Your mechanism to permit breakglass access depends on the existing tools and procedures you have in place, but a few example mechanisms include the following:

  • Use your existing tools for privileged access management to temporarily add a user to a group that is predefined with highly-privileged IAM roles or use the credentials of a highly-privileged account.
  • Pre-provision accounts intended only for administrator usage. For example, developer Dana might have an identity dana@example.com for daily use and admin-dana@example.com for breakglass access.
  • Use an application like just-in-time privileged access that allows a developer to self-escalate to more privileged roles.

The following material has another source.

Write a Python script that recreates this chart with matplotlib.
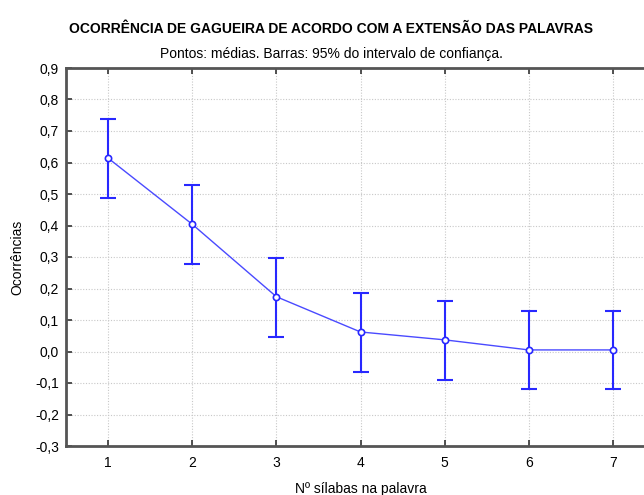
import matplotlib.pyplot as plt
from matplotlib.ticker import FuncFormatter, MultipleLocator

silabas = [1, 2, 3, 4, 5, 6, 7]
medias = [0.614, 0.404, 0.174, 0.062, 0.037, 0.005, 0.005]
limite_inf = [0.487, 0.277, 0.045, -0.065, -0.091, -0.120, -0.120]
limite_sup = [0.737, 0.527, 0.297, 0.187, 0.160, 0.130, 0.130]

titulo = 'OCORRÊNCIA DE GAGUEIRA DE ACORDO COM A EXTENSÃO DAS PALAVRAS'
subtitulo = 'Pontos: médias. Barras: 95% do intervalo de confiança.'

plt.rcParams['font.family'] = ['Liberation Sans', 'DejaVu Sans']

fig = plt.figure(figsize=(6.44, 4.95), dpi=100)
ax = fig.add_axes([66 / 644, 1 - 446 / 495, (655 - 66) / 644, (446 - 68) / 495])

erro_inf = [m - l for m, l in zip(medias, limite_inf)]
erro_sup = [s - m for m, s in zip(medias, limite_sup)]

ax.plot(silabas, medias, color='#4a4aff', lw=1.0, zorder=3)
ax.errorbar(silabas, medias, yerr=[erro_inf, erro_sup], fmt='none',
            ecolor='#2828ff', elinewidth=1.5, capsize=5.5, capthick=1.5, zorder=3)
ax.plot(silabas, medias, 'o', ms=4.5, mfc='white', mec='#2828ff', mew=1.2, zorder=4)

ax.set_xlim(0.5, 7.5)
ax.set_ylim(-0.3, 0.9)
ax.set_xticks(silabas)
ax.yaxis.set_major_locator(MultipleLocator(0.1))
ax.yaxis.set_major_formatter(FuncFormatter(lambda v, p: f'{v:.1f}'.replace('.', ',').replace('-0,0', '0,0')))

ax.grid(True, color='#c8c8c8', linestyle=(0, (1, 1.5)), lw=0.8)
ax.tick_params(direction='in', length=4, width=1.2, labelsize=10, top=True, right=False,
               colors='#333333', labelcolor='black')
ax.tick_params(axis='y', pad=5)
ax.tick_params(axis='x', pad=7)
for lado in ['left', 'bottom', 'top']:
    ax.spines[lado].set_linewidth(2)
    ax.spines[lado].set_color('#555555')
ax.spines['right'].set_visible(False)

ax.set_xlabel('Nº sílabas na palavra', fontsize=10)
ax.set_ylabel('Ocorrências', fontsize=10)
ax.xaxis.set_label_coords(0.5, -(482 - 446) / 378)
ax.yaxis.set_label_coords(-(66 - 24) / 589, 0.5)

fig.text(331 / 644, 1 - 29 / 495, titulo, ha='center', va='center', fontsize=10, fontweight='bold')
fig.text(331 / 644, 1 - 54 / 495, subtitulo, ha='center', va='center', fontsize=10)

fig.savefig('out.png', dpi=100)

Regardless of the mechanism you use, consider how you operationally address the following questions:

  • How do you design the scope and granularity of breakglass access? For example, you might design a different breakglass mechanism for different business units to ensure that they cannot disrupt each other.
  • How does your mechanism prevent abuse? Do you require approvals? For example, you might have split operations where one person holds credentials and one person holds the MFA token.
  • How do you audit and alert on breakglass access? For example, you might configure a custom Event Threat Detection module to create a security finding when a predefined breakglass account is used.
  • How do you remove the breakglass access and resume normal operations after the incident is over?

For common privilege escalation tasks and rolling back changes, we recommend designing automated workflows where a user can perform the operation without requiring privilege escalation for their user identity. This approach can help reduce human error and improve security.

For systems that require regular intervention, automating the fix might be the best solution. Google encourages customers to adopt a zero-touch production approach to make all production changes using automation, safe proxies, or audited breakglass. Google provides the SRE books for customers who are looking to adopt Google's SRE approach.